Don’t confuse rakia with raki, a Turkish spirit made from grapes or raisins that has an anise flavor profile, similar to ouzo in Greece or sambuca in Italy. Rakia is also not Italian grappa, which is made from the leftover grapes after wine production. 

How is Rakia Made? 

Rakia is distilled with local fruit, using whatever fruit in the Balkans is most present in a particular region. Along the wine-producing Dalmatian Coast in Croatia, for example, rakia takes the form of loza, a grape brandy that is made from just-plucked grapes. In Serbia, where the plum is prevalent, sljivovica, or slivovitz, is pervasive. It also happens to be the national drink of Serbia. 

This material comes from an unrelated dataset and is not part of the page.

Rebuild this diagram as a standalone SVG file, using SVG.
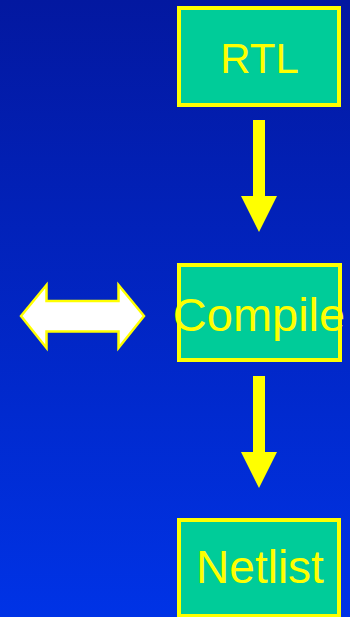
<svg xmlns="http://www.w3.org/2000/svg" width="350" height="617" viewBox="0 0 350 617">
  <defs>
    <linearGradient id="bg" x1="0" y1="0" x2="0" y2="1">
      <stop offset="0" stop-color="#0318a0"/>
      <stop offset="1" stop-color="#0033e6"/>
    </linearGradient>
  </defs>
  <style>
    .box { fill: #00cc99; stroke: #ffff00; stroke-width: 4; }
    .label { fill: #ffff00; font-family: "Liberation Sans", Arial, sans-serif; text-anchor: middle; }
    .flow { fill: #ffff00; stroke: none; }
    .swap { fill: #ffffff; stroke: #ffff00; stroke-width: 2.5; stroke-linejoin: miter; }
  </style>
  <rect width="350" height="617" fill="url(#bg)"/>

  <g id="rtl">
    <rect class="box" x="179" y="8" width="160" height="97"/>
    <text class="label" x="259.5" y="73" font-size="42">RTL</text>
  </g>

  <g id="compile">
    <rect class="box" x="179" y="265" width="161" height="95"/>
    <text class="label" x="259" y="331" font-size="47">Compile</text>
  </g>

  <g id="netlist">
    <rect class="box" x="179" y="520" width="160" height="96"/>
    <text class="label" x="260" y="583" font-size="46">Netlist</text>
  </g>

  <g id="exchange">
    <polygon class="swap" points="21,316 46.5,285 46.5,301 118.5,301 118.5,285 144,316 118.5,348 118.5,331.5 46.5,331.5 46.5,348"/>
  </g>

  <g id="connectors">
    <polygon class="flow" points="253,120 265,120 265,196 277,196 259,232 241,196 253,196"/>
    <polygon class="flow" points="253,376 265,376 265,452 277,452 259,488 241,452 253,452"/>
  </g>
</svg>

Rakia can also be made with quince, pear, apricot, apples, raspberries, and cherries, among other fruits. When it comes to the plum variety in particular, rakia can be unaged and transparent; When it’s barrel aged, it tends to be more flavorful, sophisticated, and smooth, reminiscent of a good cognac

The fruit is picked and, in the case of plums, de-pitted. Sugar and yeast are added while liquid ferments in steel vats for about two to three weeks. Then the rakia is double distilled in a wood-fired copper still. After it goes back into the vats to rest for six to twelve months where it “softens” the rakia to make it more pleasant on the palate. And in many cases, there’s an extra step: aging it in Serbian oak barrels for five or more years.  

How to Drink Rakia 

Even though it is typically served in tulip-shaped grappa classes or shot glasses, you shouldn’t shoot rakia. This brandy is meant to be sipped, and is often served as an aperitif before meals. If the rakia is aged, let it roll around on your palate to pick up the fruit flavor, as well as the tones of the oak it was aged in. Bartenders in the increasingly great cocktail bar scene in Belgrade also mix it into cocktails. Filip Ivanović, owner/bartender of Beogradski Koktejl Klub in the Serbian capital, suggests mixing it with other spirits like gin or whiskey in order to moderate the strong taste. 

If you find yourself with a full glass of rakia in front of you, raise it high and toast to your drinking companions, saying “Živeli,” pronounced “zhee-vel-ee.”